Both compositions on this record were written for the same occasion: the music festival held in Budapest on November 19, 1923, to commemorate the fiftieth anniversary of the merging of the twin Hungarian cities of Buda and Pesth. Both are the products of composers who worked hand-in-hand to ferret out, study and disseminate the true folk music of Hungary, distinguishing it from the Gypsy music that was so long believed to be genuinely Hungarian. And both works reflect – though in vastly different ways – the influence of this research, without presenting any direct quotations from actual folk songs or dances.
In composing the Psalmus Hungaricus – long acclaimed as one of the truly great choral works of this century – Zoltan Kodaly drew his text from the works of the sixteenth century Hungarian poet, Michael Veg. This text is an old Hungarian version of the Fifty-fifth Psalm with interpolations and extensions that were – and still are – full of historic associations for the often-oppressed Hungarian people.

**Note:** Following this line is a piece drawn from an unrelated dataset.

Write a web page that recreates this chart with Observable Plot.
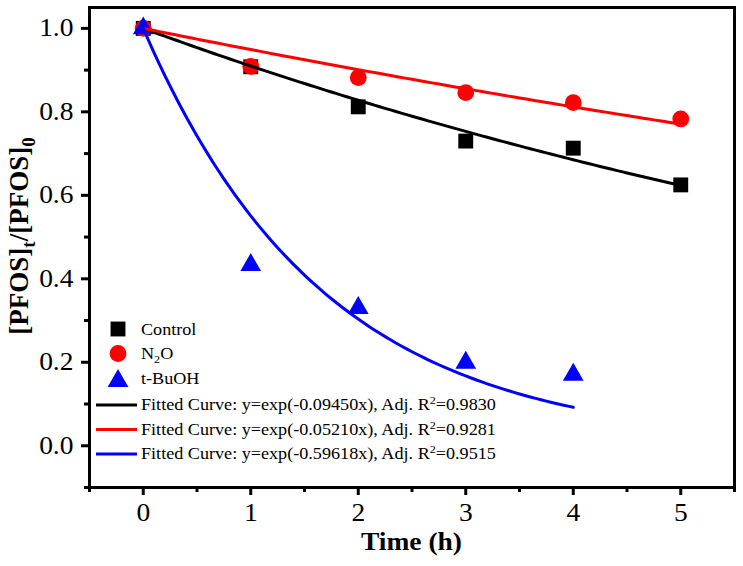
<!DOCTYPE html>
<html><head><meta charset="utf-8">
<script src="https://cdn.jsdelivr.net/npm/d3@7"></script>
<script src="https://cdn.jsdelivr.net/npm/@observablehq/plot@0.6"></script>
<style>
body{margin:0;background:#fff;}
#chart svg{display:block;}
#chart svg text{font-family:'Liberation Serif','Times New Roman',serif !important;}
</style></head><body><div id="chart"></div>
<script>
// ---- data ----
const times = [0, 1, 2, 3, 4, 5];
const controlValues = [1.0, 0.908, 0.812, 0.730, 0.713, 0.625];
const n2oValues = [1.0, 0.909, 0.882, 0.846, 0.822, 0.783];
const tbuohTimes = [0, 1, 2, 3, 4];
const tbuohValues = [1.0, 0.433, 0.33, 0.199, 0.170];
const seriesNames = ["Control", "N2O", "t-BuOH"];
const fitK = [0.09450, 0.05210, 0.59618];
const fitKLabels = ["-0.09450", "-0.05210", "-0.59618"];
const fitR2 = ["0.9830", "0.9281", "0.9515"];
const fitEnd = [5, 5, 4];
const xTicks = [0, 1, 2, 3, 4, 5];
const xMinorTicks = [-0.5, 0.5, 1.5, 2.5, 3.5, 4.5, 5.5];
const yTicks = [0, 0.2, 0.4, 0.6, 0.8, 1.0];
const yMinorTicks = [-0.1, 0.1, 0.3, 0.5, 0.7, 0.9];
const colors = ["#000000", "#ff0000", "#0000ff"];
const symbols = ["square", "circle", "triangle"];

const control = times.map((t, i) => ({t, v: controlValues[i]}));
const n2o = times.map((t, i) => ({t, v: n2oValues[i]}));
const tbuoh = tbuohTimes.map((t, i) => ({t, v: tbuohValues[i]}));
const scatter = [control, n2o, tbuoh];
// fitted curves from the equations given in the legend
const fits = fitK.map((k, s) => d3.range(0, fitEnd[s] + 1e-9, 0.05).map(t => ({t, v: Math.exp(-k * t)})));

const FONT = "'Liberation Serif', 'Times New Roman', serif";
const SX = 1.1;
const rOf = {square: 8.4, circle: 8.4, triangle: 7.7};

const plot = Plot.plot({
  width: 743, height: 566,
  marginTop: 7, marginBottom: 79, marginLeft: 89, marginRight: 9,
  style: {fontFamily: FONT, background: "#fff", color: "#000", overflow: "visible"},
  x: {domain: [-0.5, 5.5]},
  y: {domain: [-0.1, 1.05]},
  marks: [
    Plot.axisX({ticks: xTicks, tickSize: 8, tickPadding: 8, strokeWidth: 3, fontSize: 25, fontFamily: FONT, label: null, tickFormat: d3.format("d")}),
    Plot.axisX({ticks: xMinorTicks, tickSize: 5, strokeWidth: 3, fill: "none", label: null}),
    Plot.axisY({ticks: yTicks, tickSize: 8, tickPadding: 8, strokeWidth: 3, fontSize: 25, fontFamily: FONT, label: null, tickFormat: d3.format(".1f")}),
    Plot.axisY({ticks: yMinorTicks, tickSize: 5, strokeWidth: 3, fill: "none", label: null}),
    ...scatter.map((d, s) => Plot.dot(d, {x: "t", y: "v", symbol: symbols[s], r: rOf[symbols[s]], fill: colors[s], stroke: "none"})),
    ...fits.map((d, s) => Plot.line(d, {x: "t", y: "v", stroke: colors[s], strokeWidth: 3})),
    Plot.frame({strokeWidth: 3})
  ]
});

// stretch text horizontally like the reference
function stretch(el) {
  const x = +(el.getAttribute("x") || 0);
  const tr = el.getAttribute("transform") || "";
  el.setAttribute("transform", `${tr} translate(${x},0) scale(${SX},1) translate(${-x},0)`);
}
plot.querySelectorAll('g[aria-label="x-axis tick label"] text, g[aria-label="y-axis tick label"] text').forEach(el => {
  el.style.fontFamily = FONT;
  stretch(el);
});

const svg = d3.select(plot);

// axis titles
const xt = svg.append("text").attr("x", 411.5).attr("y", 550)
  .attr("text-anchor", "middle").attr("font-family", FONT).attr("font-weight", "bold").attr("font-size", 25)
  .text("Time (h)");
stretch(xt.node());

const yt = svg.append("text").attr("transform", "translate(28,236) rotate(-90)")
  .attr("text-anchor", "middle").attr("font-family", FONT).attr("font-weight", "bold").attr("font-size", 27);
yt.append("tspan").text("[PFOS]");
yt.append("tspan").attr("dy", 7).attr("font-size", 19).text("t");
yt.append("tspan").attr("dy", -7).text("/[PFOS]");
yt.append("tspan").attr("dy", 7).attr("font-size", 19).text("0");

// legend
const lg = svg.append("g").attr("font-family", FONT).attr("font-size", 16.5).attr("fill", "#000").attr("text-anchor", "start");
const symRowY = [329, 353.5, 378];
const d3sym = {square: d3.symbolSquare, circle: d3.symbolCircle, triangle: d3.symbolTriangle};
seriesNames.forEach((name, s) => {
  const sy = symRowY[s];
  const sym = symbols[s];
  lg.append("path").attr("transform", `translate(118,${sy + (sym === "triangle" ? 3 : 0)})`)
    .attr("d", d3.symbol(d3sym[sym], Math.PI * rOf[sym] * rOf[sym])())
    .attr("fill", colors[s]);
  const t = lg.append("text").attr("x", 141).attr("y", sy + 6).attr("text-anchor", "start");
  if (name === "N2O") {
    t.append("tspan").text("N");
    t.append("tspan").attr("dy", 4).attr("font-size", 11).text("2");
    t.append("tspan").attr("dy", -4).text("O");
  } else {
    t.text(name);
  }
  stretch(t.node());
});
const lineRowY = [405, 429.5, 454];
fitK.forEach((k, s) => {
  const ly = lineRowY[s];
  lg.append("line").attr("x1", 96).attr("x2", 137).attr("y1", ly).attr("y2", ly)
    .attr("stroke", colors[s]).attr("stroke-width", 3);
  const t = lg.append("text").attr("x", 141).attr("y", ly + 5.5).attr("text-anchor", "start");
  t.append("tspan").text(`Fitted Curve: y=exp(${fitKLabels[s]}x), Adj. R`);
  t.append("tspan").attr("dy", -6).attr("font-size", 11).text("2");
  t.append("tspan").attr("dy", 6).text(`=${fitR2[s]}`);
  stretch(t.node());
});

document.getElementById("chart").appendChild(plot);
</script>
</body></html>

In a lengthy preface to the published score, A. v. Tóth has written, “Michael Vég, the poet-teacher of Kecskemét, had followed the custom of his time in interspersing the translation of the Psalm with touching lamentations and lyric episodes to utter the grief over the sorrow of his nation. His version of the Psalm is therefore replete with personal and national associations. His free translation thus assumes the significance of a new and independent piece of poetry – a truly ‘Hungarian’ Psalm.
“These qualities of the text must have appealed strongly to Kodaly, the lofty national poet. His musical setting exhausts both the national and subjective elements of the poem, and moulds them into one perfect and homogeneous unit of great visionary beauty, and of tremendous lyric and dramatic strength.”
The Psalmus Hungaricus, scored for solo tenor, chorus and orchestra, is in one continuous movement, with an orchestral introduction and, later in the work, an orchestral interlude.
The Dance Suite by Bela Bartok is characterized by a certain grotesque, diabolical quality, and seems to have stemmed directly from the folk dance rhythms which he found during his many years of research. According to the composer’s own word, however, all of the material is original, having been only inspired by the traditional folk music.
The suite is divided into six sections – five dances and a Finale. These are played without pause, and are connected by a ritornello – or refrain – which makes its appearance as a brief interlude between the movements. The names and styles of the folk-like dances were not indicated by Bartok on the score, the movements bearing only the custom ary tempo markings: I. Moderato; II. Allegro molto; III. Allegro vivace; IV. Molto tranquilla; V. Commodo, and VI. Finale (Allegro).
In Bela Bartok: His Life and Works, Emil Haraszti says that the first movement is “suggestive of a dance of elves and gnomes.” The second movement he describes as “a wild revel, as though legions of gnomes had been left loose at the hour of midnight.” In the third movement “the fiery spirit of full-blooded peasant nature bursts into flame.” He calls the fourth movement “pastoral,” and in the fifth speaks of “floating shades... (whose) progress is leaden, incorporeal and bodiless.” The Finale, writes Haraszti, “a kind of summary of the preceding movements, starts with a scarcely audible tap-tapping, and rises, through an orgy of rhythm, to the force of a hurricane.”
Bartok, it should be pointed out, carried his folk music research far beyond the borders of his native land. It encompassed all of Central Europe and even dipped down into North Africa to trace folk origins in the music of the Arabs. In an article written in 1944, a year before his untimely death, he indicated that the first and fourth dances in the suite contain some Arabic characteristics; the second, third and ritornello are Magyar; the fifth is Roumanian, and the Finale is a synthesis of all three styles.